▶ [MATERIAL]:
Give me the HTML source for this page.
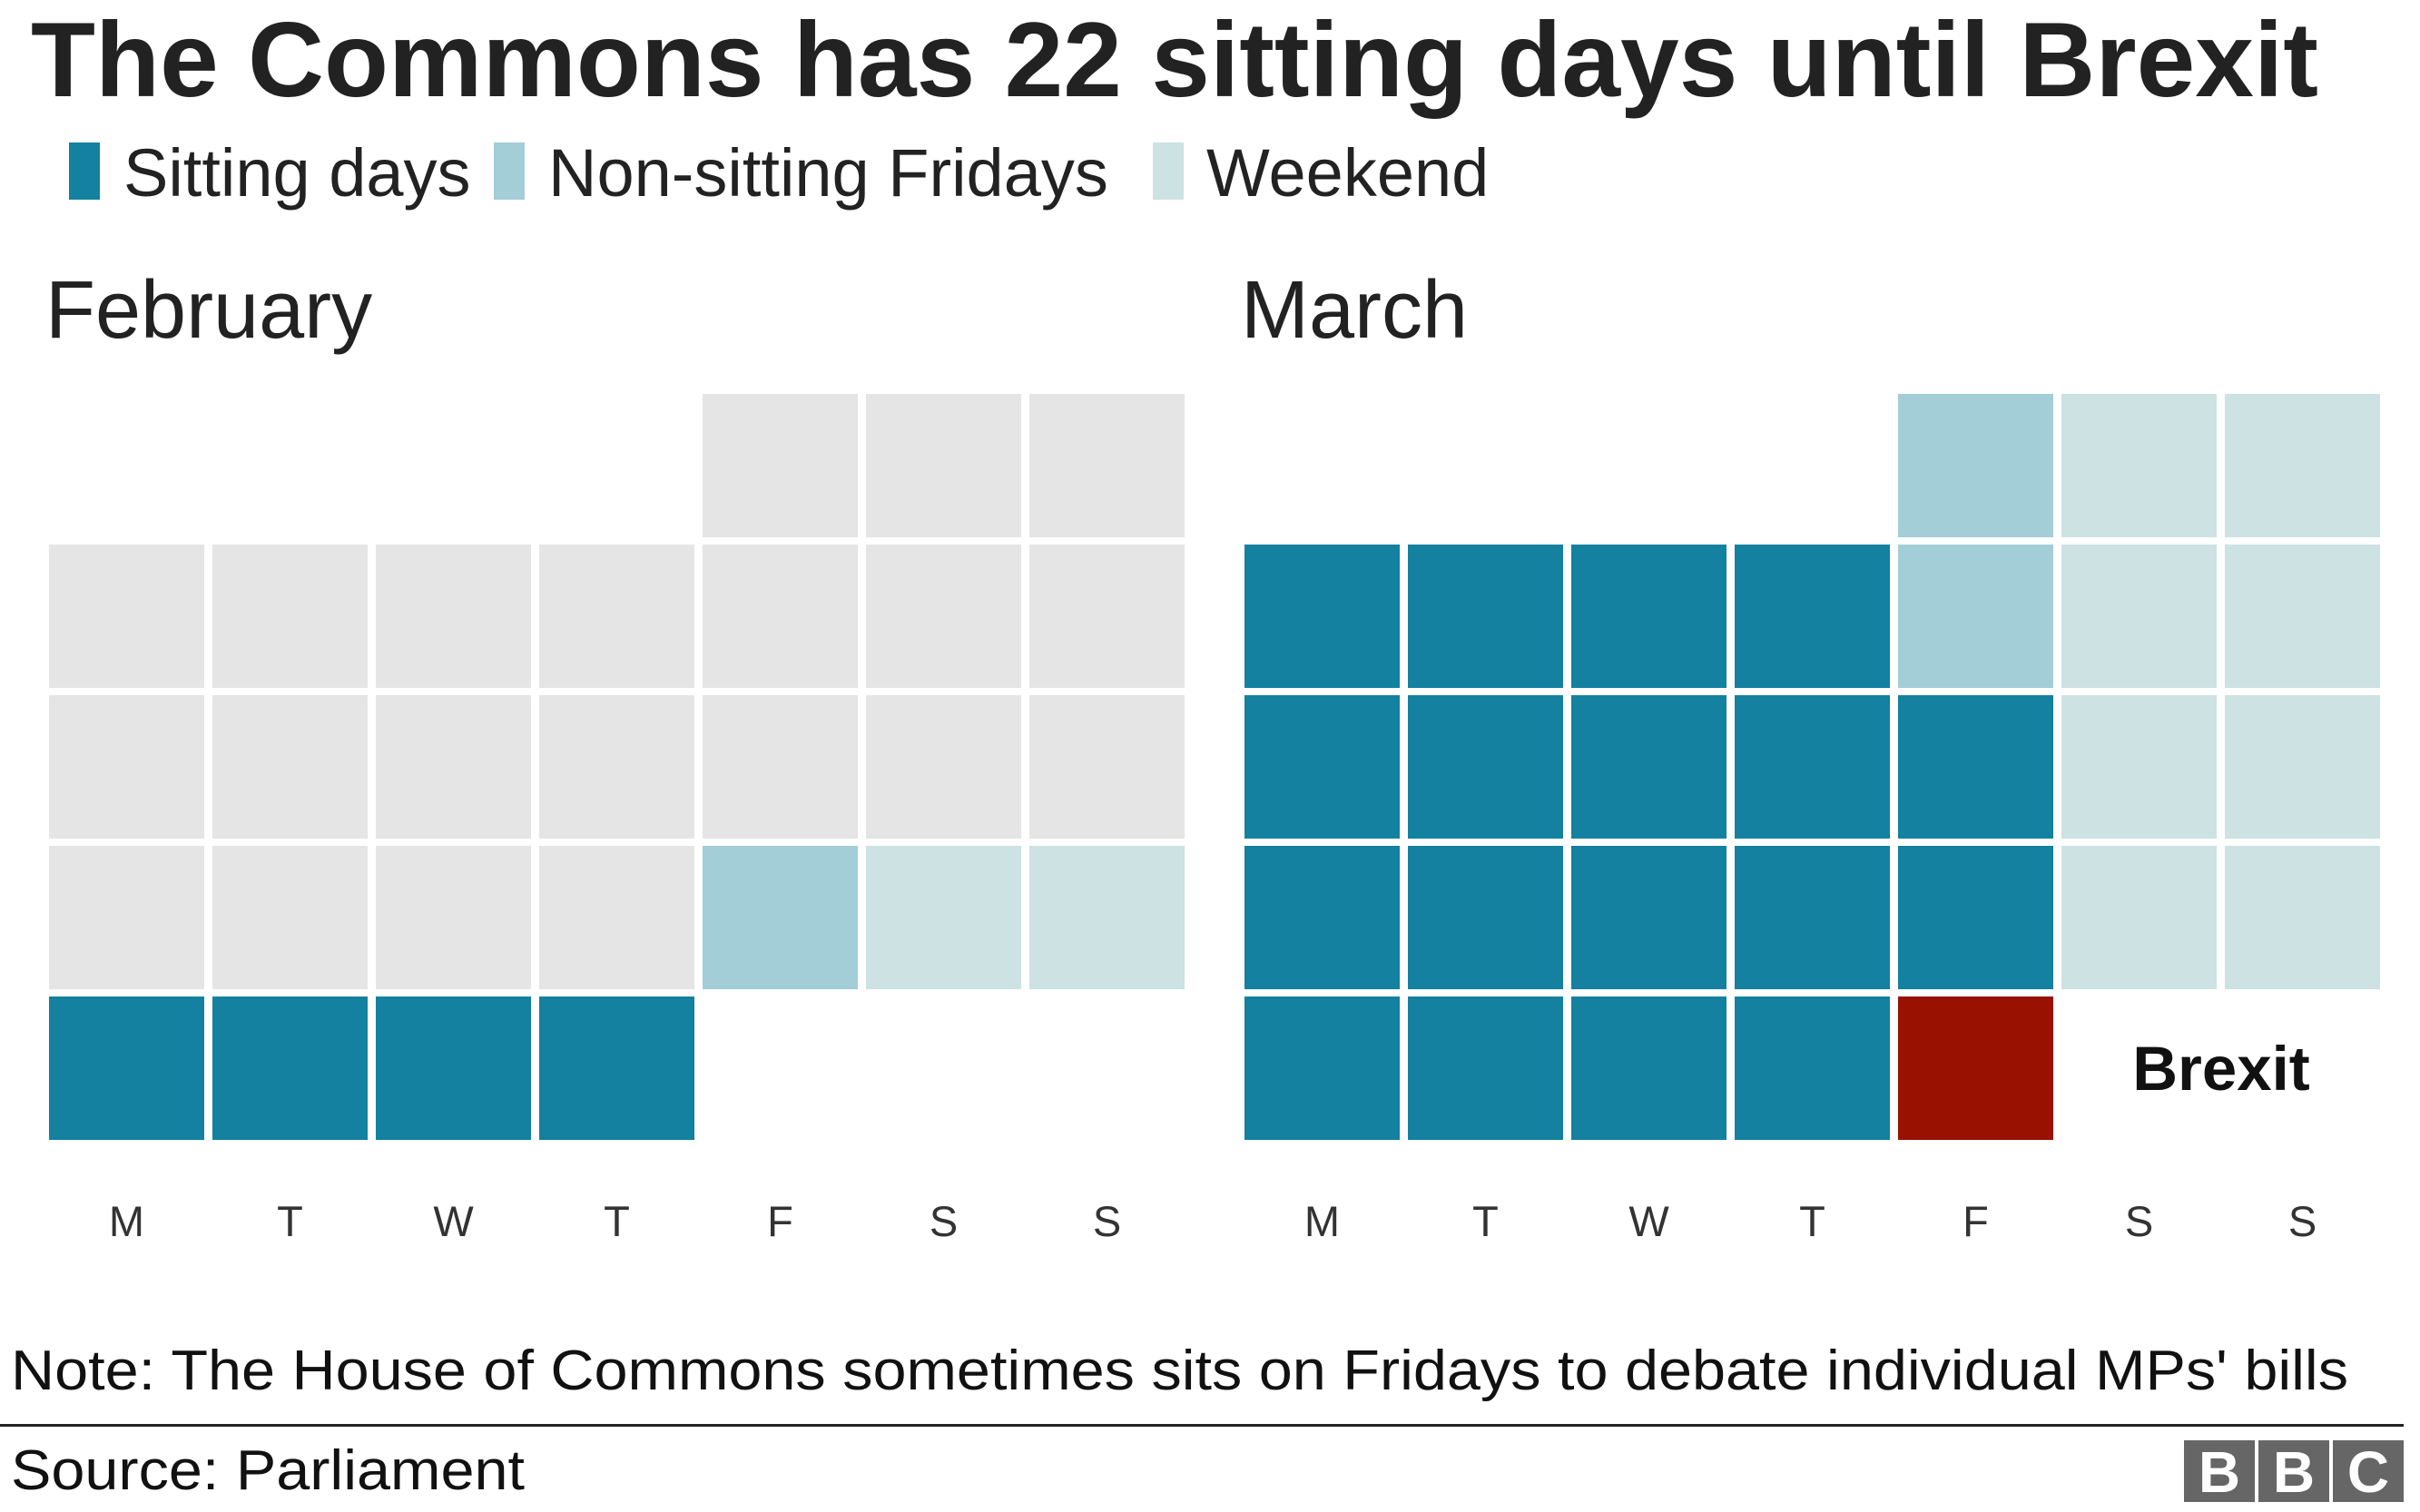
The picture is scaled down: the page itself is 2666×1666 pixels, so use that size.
<!DOCTYPE html>
<html><head><meta charset="utf-8"><style>
html,body{margin:0;padding:0;background:#fff;}
svg{display:block;font-family:"Liberation Sans",Arial,sans-serif;}
</style></head><body>
<svg id="chart" width="2666" height="1666" viewBox="0 0 2666 1666" xmlns="http://www.w3.org/2000/svg">
<text x="34" y="106" font-size="117" font-weight="bold" fill="#222" textLength="2520" lengthAdjust="spacingAndGlyphs">The Commons has 22 sitting days until Brexit</text>
<g>
<rect x="76" y="157" width="34" height="63" fill="#13819f"/>
<text x="136" y="216" font-size="74" fill="#222">Sitting days</text>
<rect x="544" y="157" width="34" height="63" fill="#a3cdd7"/>
<text x="604" y="216" font-size="74" fill="#222">Non-sitting Fridays</text>
<rect x="1270" y="157" width="34" height="63" fill="#cde2e2"/>
<text x="1329" y="216" font-size="74" fill="#222">Weekend</text>
</g>
<text x="50" y="372" font-size="90" fill="#222">February</text>
<text x="1367" y="372" font-size="90" fill="#222">March</text>
<g id="grids"></g>
<text x="2447" y="1201" font-size="69" font-weight="bold" fill="#111" text-anchor="middle">Brexit</text>
<text x="12" y="1531" font-size="62" fill="#111" textLength="2575" lengthAdjust="spacingAndGlyphs">Note: The House of Commons sometimes sits on Fridays to debate individual MPs' bills</text>
<rect x="0" y="1569" width="2648" height="3" fill="#222"/>
<text x="12" y="1641" font-size="62" fill="#111" textLength="566" lengthAdjust="spacingAndGlyphs">Source: Parliament</text>
<g>
<rect x="2406" y="1587" width="78" height="68" fill="#666"/>
<rect x="2488" y="1587" width="78" height="68" fill="#666"/>
<rect x="2570" y="1587" width="78" height="68" fill="#666"/>
<text x="2445" y="1644" font-size="64" font-weight="bold" fill="#fff" text-anchor="middle">B</text>
<text x="2527" y="1644" font-size="64" font-weight="bold" fill="#fff" text-anchor="middle">B</text>
<text x="2609" y="1644" font-size="64" font-weight="bold" fill="#fff" text-anchor="middle">C</text>
</g>
</svg>
<script>
// cell types: "" empty, "g" past (grey), "s" sitting, "n" non-sitting Friday, "w" weekend, "b" Brexit
const dayLabels = ["M","T","W","T","F","S","S"];
const febRows = [
  ["","","","","g","g","g"],
  ["g","g","g","g","g","g","g"],
  ["g","g","g","g","g","g","g"],
  ["g","g","g","g","n","w","w"],
  ["s","s","s","s","","",""]
];
const marRows = [
  ["","","","","n","w","w"],
  ["s","s","s","s","n","w","w"],
  ["s","s","s","s","s","w","w"],
  ["s","s","s","s","s","w","w"],
  ["s","s","s","s","b","",""]
];
const colors = {g:"#e5e5e5", s:"#13819f", n:"#a3cdd7", w:"#cde2e2", b:"#991100"};
const names = {g:"past-day", s:"sitting-day", n:"non-sitting-friday", w:"weekend-day", b:"brexit-day"};
const NS = "http://www.w3.org/2000/svg";
const grids = document.getElementById("grids");
function xPos(left, col){ return left + col*180; }
function yPos(row){ return 434 + row*166; }
function drawMonth(rows, left, month){
  const g = document.createElementNS(NS,"g");
  
  
  rows.forEach((row, r) => row.forEach((t, c) => {
    if (!t) return;
    const rect = document.createElementNS(NS,"rect");
    rect.setAttribute("x", xPos(left, c));
    rect.setAttribute("y", yPos(r));
    rect.setAttribute("width", 171);
    rect.setAttribute("height", 158);
    rect.setAttribute("fill", colors[t]);
    
    
    g.appendChild(rect);
  }));
  dayLabels.forEach((d, c) => {
    const tx = document.createElementNS(NS,"text");
    tx.setAttribute("x", xPos(left, c) + 85.5);
    tx.setAttribute("y", 1362);
    tx.setAttribute("font-size", 47);
    tx.setAttribute("fill", "#333");
    tx.setAttribute("text-anchor", "middle");
    tx.textContent = d;
    
    
    g.appendChild(tx);
  });
  grids.appendChild(g);
}
drawMonth(febRows, 54, "february");
drawMonth(marRows, 1371, "march");
</script>
</body></html>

▶ [AIM]: Search the lines for "page". Copy each line that has it.

▶ [TASK RESULT]:
Give me the HTML source for this page.
The picture is scaled down: the page itself is 2666×1666 pixels, so use that size.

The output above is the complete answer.